Although the August 31, 1976, letter does not specify the time frame of the established and uniform practice that was found to exist, it refers to “prior liquidations” and to previous classifications brought to the Director’s attention by a letter of March 26, 1974. We are satisfied that this is an acknowledgement that an established and uniform practice was in effect at the time of the March 26, 1974, letter. Since the entries in question took place approximately three months after the March 26, 1974, letter, they should have been liquidated under item 685.10, TSUS, in accordance with section 315(d). The liquidations under item 708.23, TSUS, were, therefore, improper. Asiatic Petroleum Corp. v. United States, supra.

Accordingly, the judgment of the Customs Court is reversed, and appellant’s protest is sustained.

Schedule 7, Part 2 provides in .pertinent part:

Subpart A — Optical Elements, Spectacles, Microscopes, and Telescopes, Optical Goods not Elsewhere Provided for
Lenses, prisms, mirrors, and other optical elements, all of the foregoing whether mounted or not mounted:
Mounted:
Lenses:
708.23 Other...12.5% ad val.

See note 1 #upra; Schedule 7, Part 2, Subpart A further provides:

Optical appliances and instruments not provided for elsewhere in part 2 of this schedule • • *
708.89 Other appliances and instruments. 22.5% ad val.

Schedule 6, Part 5 provides in pertinent part:

Radiotelegraphic and radiotelephonic transmission and reception apparatus; radio-broadcasting and television transmission and reception apparatus, and television cameras
* * * and parts thereof:
685.10 Television cameras, and parts thereof. 6% ad val.

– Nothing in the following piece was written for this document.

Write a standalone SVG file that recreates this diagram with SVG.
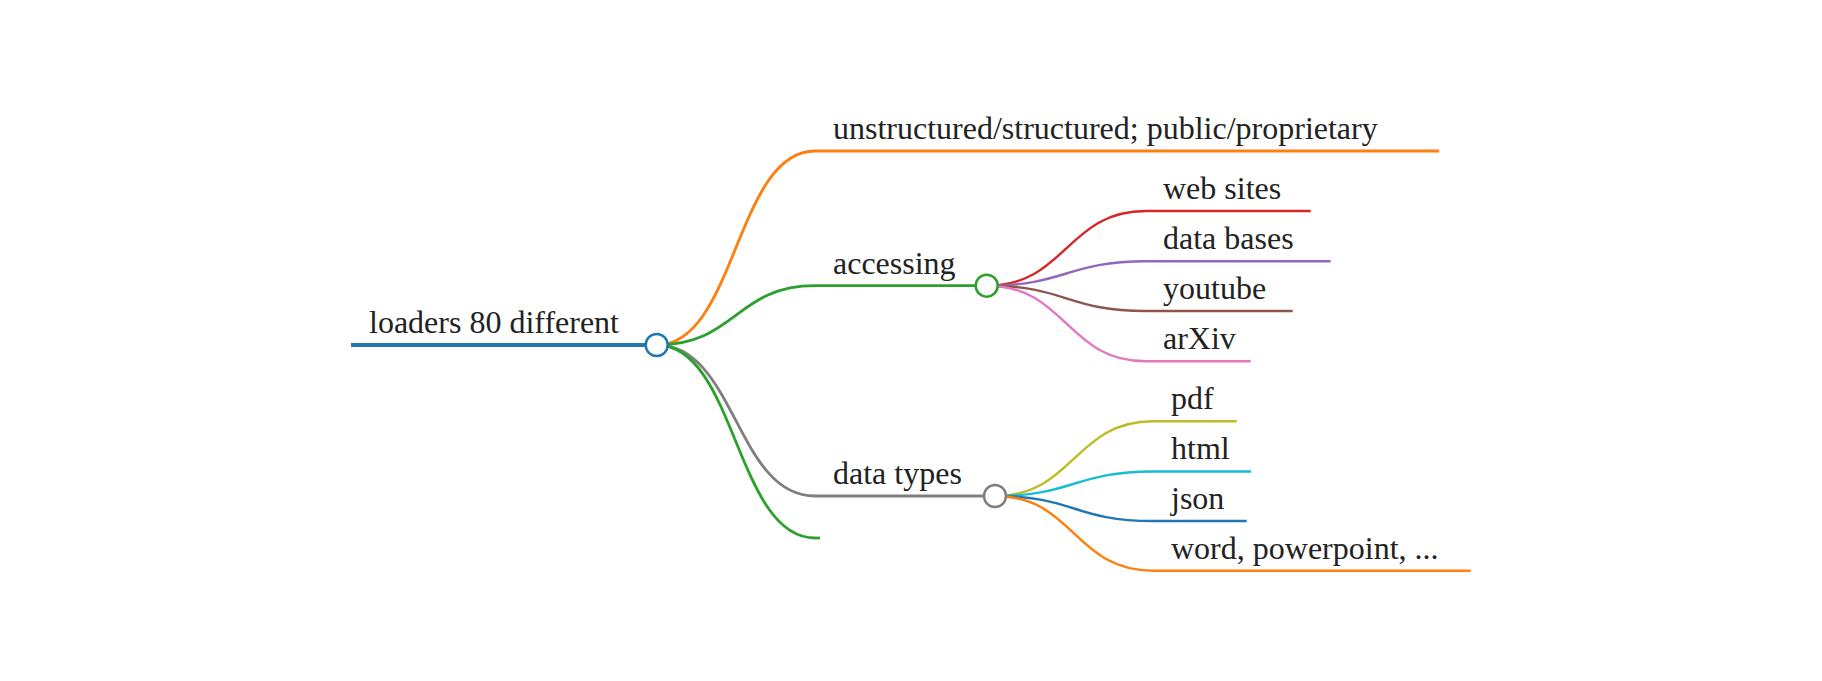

In pertinent part, 19 U.S.C. 1315 provides:

Effective date of rates of duty
Effective date of administrative rulings resulting in higher rates
(d) No administrative ruling resulting in the imposition of a higher rate of duty or charge than the Secretary of the Treasury shall find to have been applicable to imported merchandise under an established and uniform practice shall be effective with respect to articles entered for consumption or withdrawn from warehouse for consumption prior to the expiration of thirty days after the date of publication in the Federal Register of notice of such ruling * * * .

Neither the request nor a copy thereof wasin evidence before the Customs Court.

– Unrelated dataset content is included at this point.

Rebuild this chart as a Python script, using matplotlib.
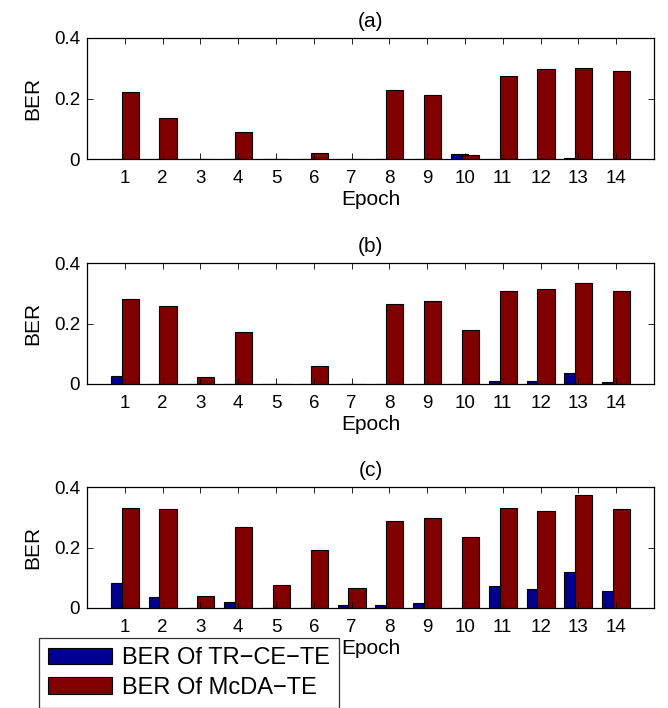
import numpy as np
import matplotlib
matplotlib.use('Agg')
import matplotlib.pyplot as plt

plt.rcParams['font.family'] = ['Liberation Sans', 'DejaVu Sans']
plt.rcParams['font.size'] = 13.5

epochs = np.arange(1, 15)
panel_titles = ['(a)', '(b)', '(c)']
series_labels = ['BER Of TR\u2212CE\u2212TE', 'BER Of McDA\u2212TE']

# BER values, one list per panel
tr_ce_te_a = [0, 0, 0, 0, 0, 0, 0, 0, 0, 0.015, 0, 0, 0.004, 0]
mcda_te_a = [0.222, 0.137, 0.001, 0.088, 0, 0.020, 0, 0.228, 0.211, 0.013,
             0.274, 0.297, 0.301, 0.291]

tr_ce_te_b = [0.025, 0, 0, 0, 0, 0, 0, 0, 0, 0, 0.010, 0.010, 0.037, 0.005]
mcda_te_b = [0.281, 0.259, 0.022, 0.173, 0.001, 0.058, 0.001, 0.264, 0.275, 0.179,
             0.307, 0.313, 0.334, 0.307]

tr_ce_te_c = [0.083, 0.035, 0, 0.020, 0, 0, 0.010, 0.010, 0.015, 0,
              0.072, 0.062, 0.119, 0.057]
mcda_te_c = [0.331, 0.326, 0.040, 0.267, 0.077, 0.193, 0.066, 0.289, 0.299, 0.236,
             0.331, 0.321, 0.373, 0.326]

blue = '#00008F'
red = '#800000'

W, H = 668, 708
fig = plt.figure(figsize=(W / 100, H / 100), dpi=100)

# axes boxes in pixels: (top, bottom)
ax_left, ax_right = 87, 654
boxes = [(38, 159), (263, 384), (487, 608)]
panels = [(tr_ce_te_a, mcda_te_a), (tr_ce_te_b, mcda_te_b), (tr_ce_te_c, mcda_te_c)]

for title, (top, bot), (tr, mc) in zip(panel_titles, boxes, panels):
    ax = fig.add_axes([ax_left / W, 1 - bot / H, (ax_right - ax_left) / W, (bot - top) / H])
    b1 = ax.bar(epochs - 0.143, tr, width=0.46, color=blue, edgecolor='black', linewidth=0.8)
    b2 = ax.bar(epochs + 0.143, mc, width=0.46, color=red, edgecolor='black', linewidth=0.8)
    ax.set_xlim(0, 15)
    ax.set_ylim(0, 0.4)
    ax.set_xticks(epochs)
    ax.set_yticks([0, 0.2, 0.4])
    ax.set_yticklabels(['0', '0.2', '0.4'])
    ax.tick_params(direction='in', top=True, right=True, length=4, width=0.6)
    ax.tick_params(axis='x', pad=8)
    ax.tick_params(axis='y', pad=5)
    ax.set_xlabel('Epoch', fontsize=15, labelpad=2)
    ax.set_ylabel('BER', fontsize=15, labelpad=8)
    ax.set_title(title, fontsize=15, pad=8)
    for s in ax.spines.values():
        s.set_linewidth(0.9)

# legend sits under panel (c) and runs off the bottom edge, as in the original
leg = fig.legend([b1, b2], series_labels, loc='upper left',
                 bbox_to_anchor=(39 / W, 1 - 638 / H), frameon=True, fancybox=False,
                 edgecolor='black', handlelength=2.7, handleheight=0.7,
                 handletextpad=0.4, borderpad=0.4, borderaxespad=0,
                 labelspacing=0.3, fontsize=17)
leg.get_frame().set_linewidth(0.9)

fig.savefig('out.png', dpi=100)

The full text of the letter is as follows:

Mr. Doug Edison,
Rank Precision Industries, Inc., 411 East Jarvis Avenue,
Des Plaines, Ill.
Dear Mr. Edison: Your letter of January 29,1973, requested a reconsideration of the tariff statute of zoom lenses and rear units for television cameras, the subject of our letter of January 15, 1973, addressed to Mr. James A. Barnhart of Inglewood, California.
Although these lenses and rear units may be used as essential parts of the particular television cameras [sic], in question, they cannot be classified under the provision for parts of such cameras, as suggested. General Interpretive Note 10(ij) to the tariff schedules provides with respect to the classification of parts of an article that “a provision for ‘parts' of an article covers a product solely or chiefly used as a part of such article, but does not prevail over a specific provision for such part." In view of the fact that item 708.23, Tariff Schedules of the United States, specifically provides for mounted lenses and other mounted optical elements, such as zoom lenses and rear units, the provision for parts of television cameras cannot apply in view of the expressed statutory provision.
Sincerely yours,
Russell Arnold,
(For Director,
Classification and Value Division).

The letter of September 24 does not appear in the certified record on appeal.

Optical Imports, Inc., importer and sole distributor in the United States of a motorized television lens system manufactured by a French concern, has presented briefs as amicus curiae which contain arguments paralleling those of appellant.

Customs Delegation Order No. 1 (Revision 1), T.D. 69-126, 3 Cust. Bull. (1969) 377-380, as amended by T.D. 72-42, 6 Cust. Bull. (1972) 60-61 and by T.D. 72-321, 6 Cust. Bull. (1972) 667.

This letter was obtained from the government by appellant during discovery.

We note that [5] publication of the “finding” in the Customs Bulletin was not necessary in this cas because this action falls directly under 19 USC 1315(d) and is not governed by 19 CFR 177.10. See Martin Brokerage Co. v. United States, 36 Cust. Ct. 35, C.D. 1750 (1956). There is “no requirement in section 1315(d) regarding the form and manner in which the Secretary's finding of ‘an established and uniform practice’ is to be made. The statutory requirement is only that such a finding be made * * *. There is nothing in section 1315(d) which requires the Secretary to make his finding public or even to publish his finding.” Asiatic Petroleum Corp. v. United States, 64 Cust. Ct. 47, 59-60, C.D. 3958 (1970) (Richardson, Judge, dissenting). On appeal, the dissenting opinion was adopted by this court as its own. 59 CCPA 20, 23, C.A.D. 1029, 449 F. 2d 1309, 1312 (1971).